There’s been some huffing and puffing this afternoon about the announcement by David Plouffe, mastermind of Obama’s 2008 presidential bid, that he’s joining Uber to repeat the trick for the car service company as it continues its campaign against the taxi industry across the map.
For one thing, as Fortune’s own Dan Primack points out, Uber CEO Travis Kalanick is an avowed libertarian. So there’s something kind of rich about him hiring the guy who made his name marshaling lefty support — including organized labor, now fighting to unionize Uber drivers — to get Obama into the White House.
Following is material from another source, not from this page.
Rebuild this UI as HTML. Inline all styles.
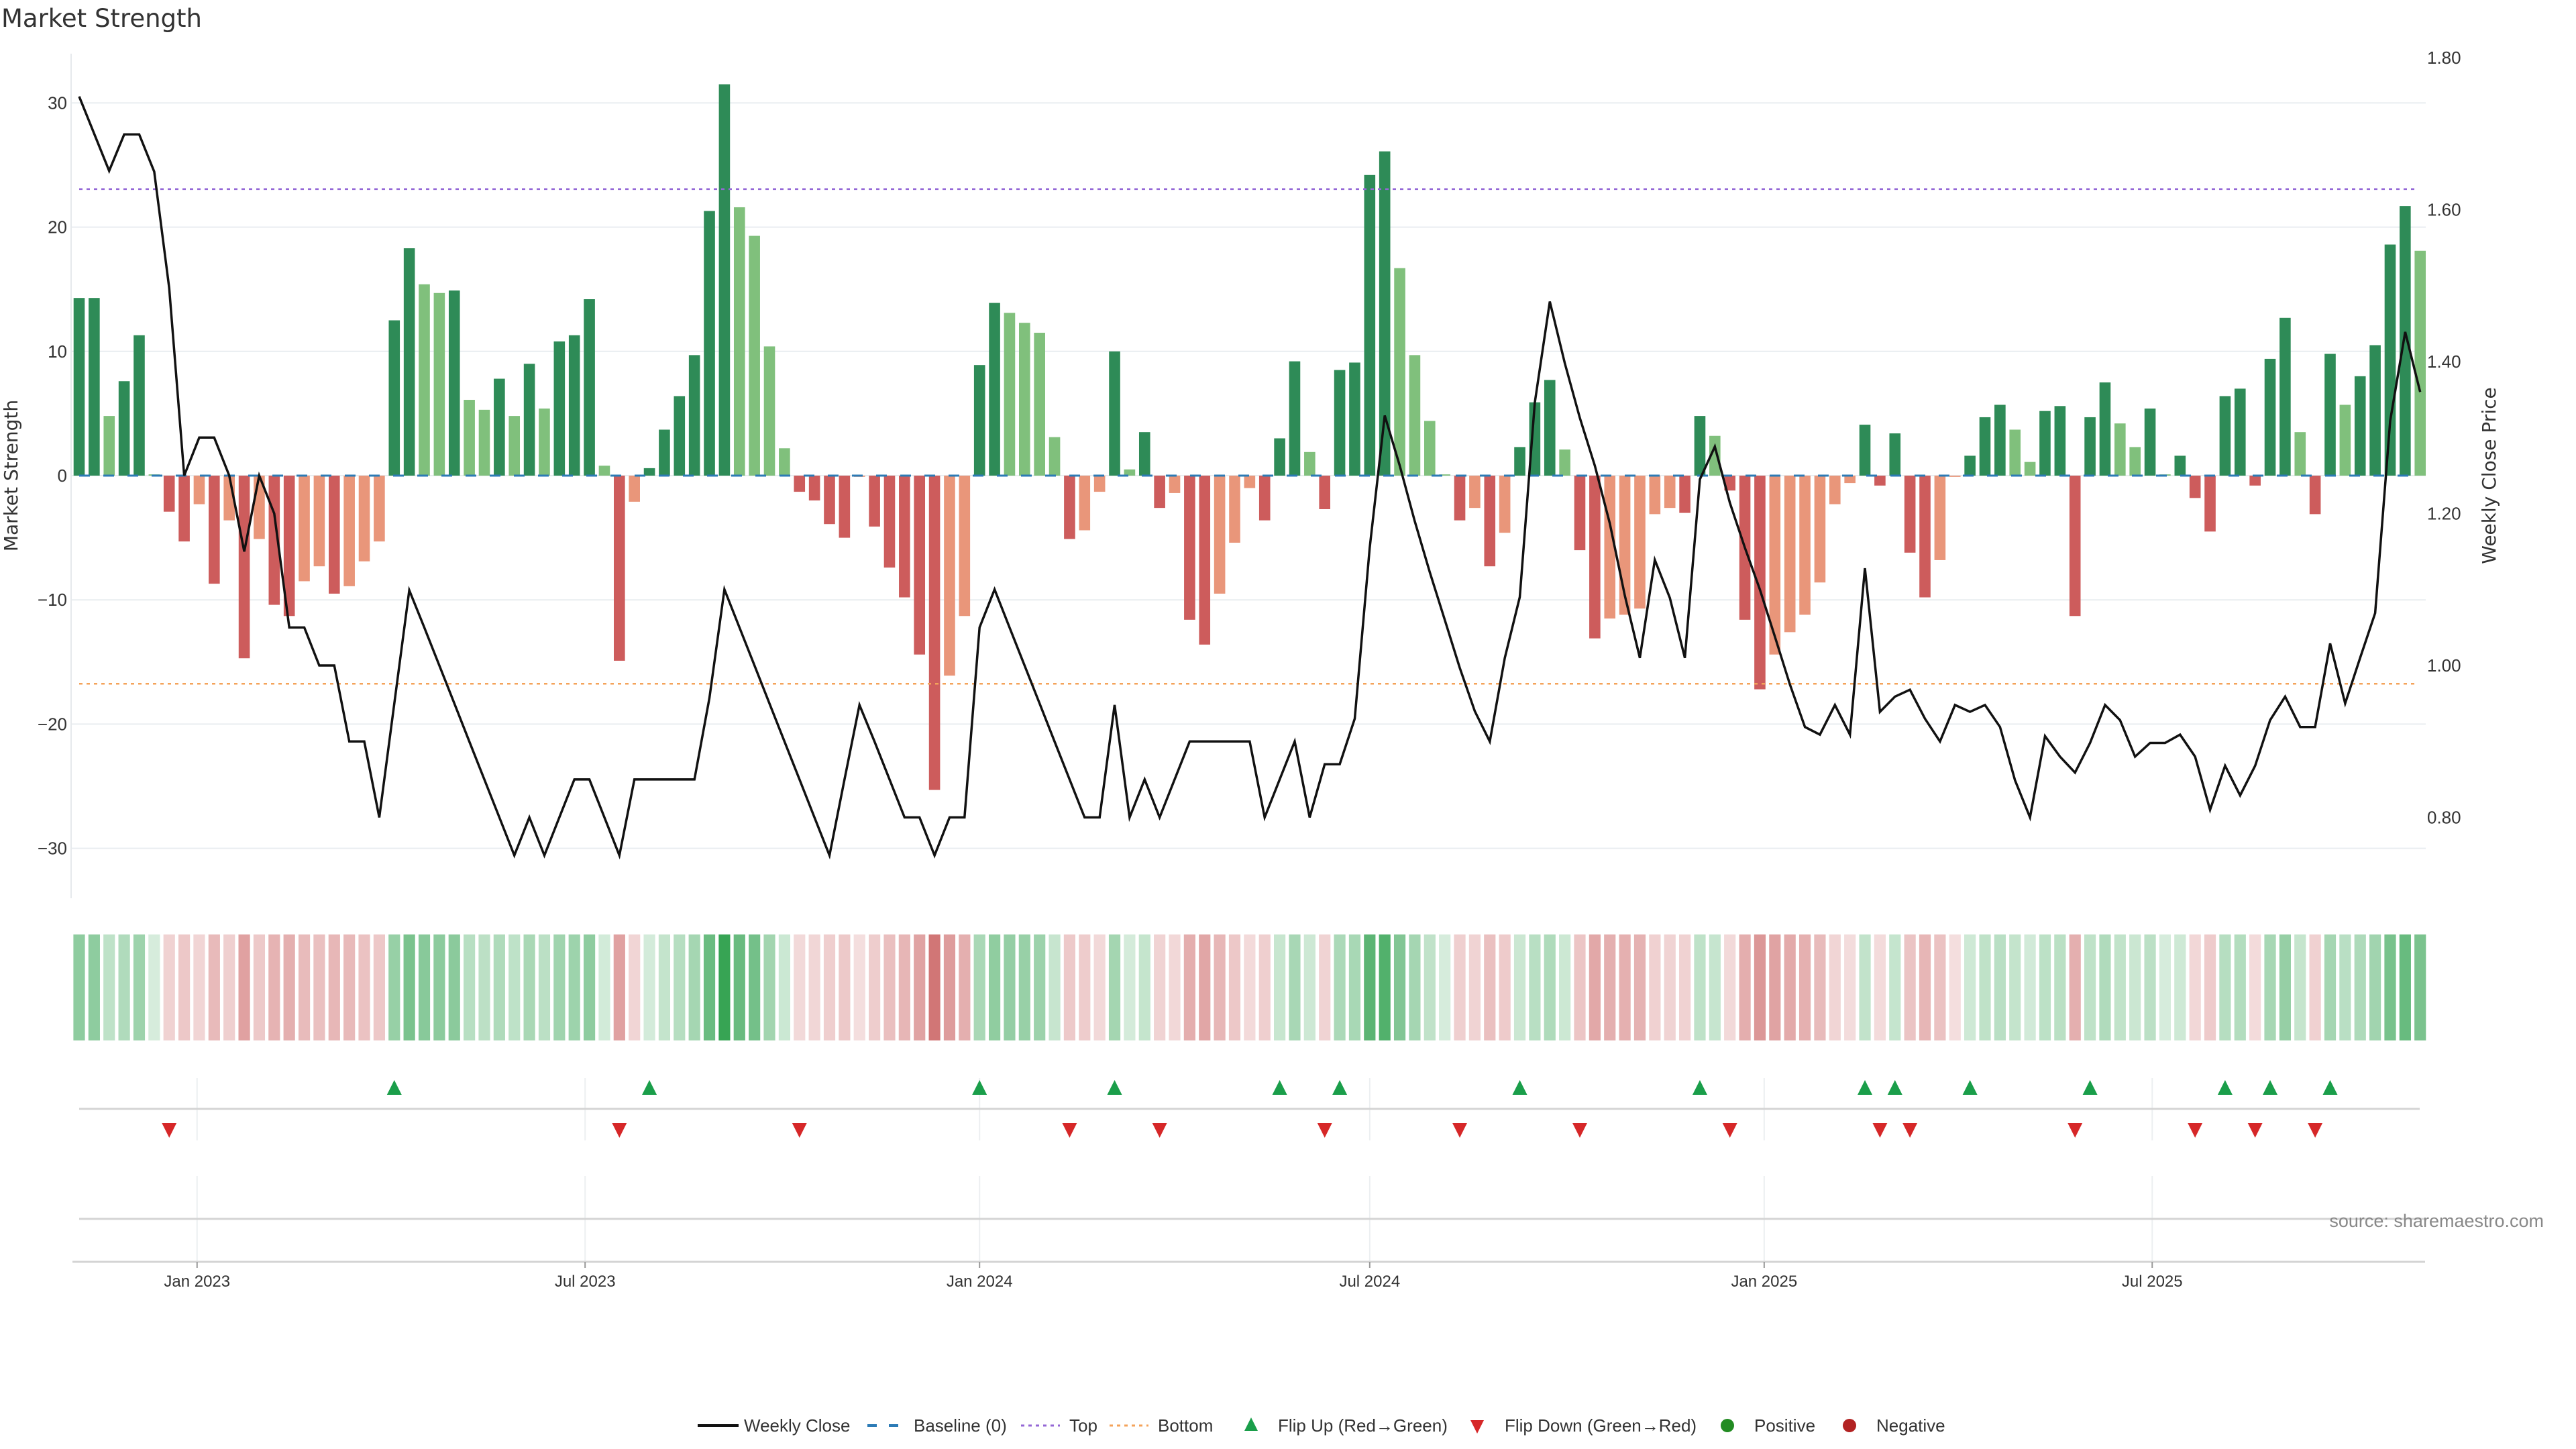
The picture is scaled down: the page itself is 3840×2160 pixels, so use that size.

It’s easy to forget the candidate Plouffe helped elect didn’t just win by out-hustling his competition in embracing new technology, he promised to lead that way, too — easy, because whatever was left of those dreams of an “iPod government” died for most people with the disastrous rollout of the healthcare.gov site last year.
But the depth of the alignment between this administration and Silicon Valley is revealed in the long line of gigs that Obama alums are still busy lining up in the industry. Long before Plouffe made this afternoon’s headlines, Obama’s charter press secretary Robert Gibbs played footsy with Facebook. More recently, he stirred outrage on the left when news broke that his firm — which includes Ben LaBolt, a spokesman for the 2012 campaign, and Jon Jones, a digital strategist from the 2008 effort — had signed up with a group launching a legal assault on teacher tenure, modeling itself after a California push funded by Silicon Valley tech entrepreneur David Welch. Gibbs’ successor, Jay Carney, is rumored to be in the running to become the top flak at Apple. In the last year, Plouffe’s successor, 2012 campaign manager Jim Messina, joined the boards of two clean-tech outfits, Opower and LanzaTech. Natalie Foster, another digital organizer for Obama, now runs a group that shills for Airbnb. Jeremy Bird, Obama’s 2012 national field director, is advising Ro Khanna, a technology lawyer drawing wide tech industry support in his bid to unseat longtime Democratic incumbent Rep. Mike Honda. Katie Jacobs Stanton spun all the way through the revolving door, quitting Google for tours of duty at the White House and the State Department before joining Twitter, where she is now the vice president of global media.
Am I missing some? Almost certainly.
Back in Washington, it’s striking to see the degree to which Obama is no longer tilting against the order he was first elected to depose as he is shrugging at it, apparently accepting that it will outlast him and there’s little he can do about it with the time he’s got left in office. In the meantime, the exodus of Obama talent to Silicon Valley could presage what the president himself will do with the rest of his career when he leaves office at 55. One thing he’ll know for sure: It’s a good paycheck.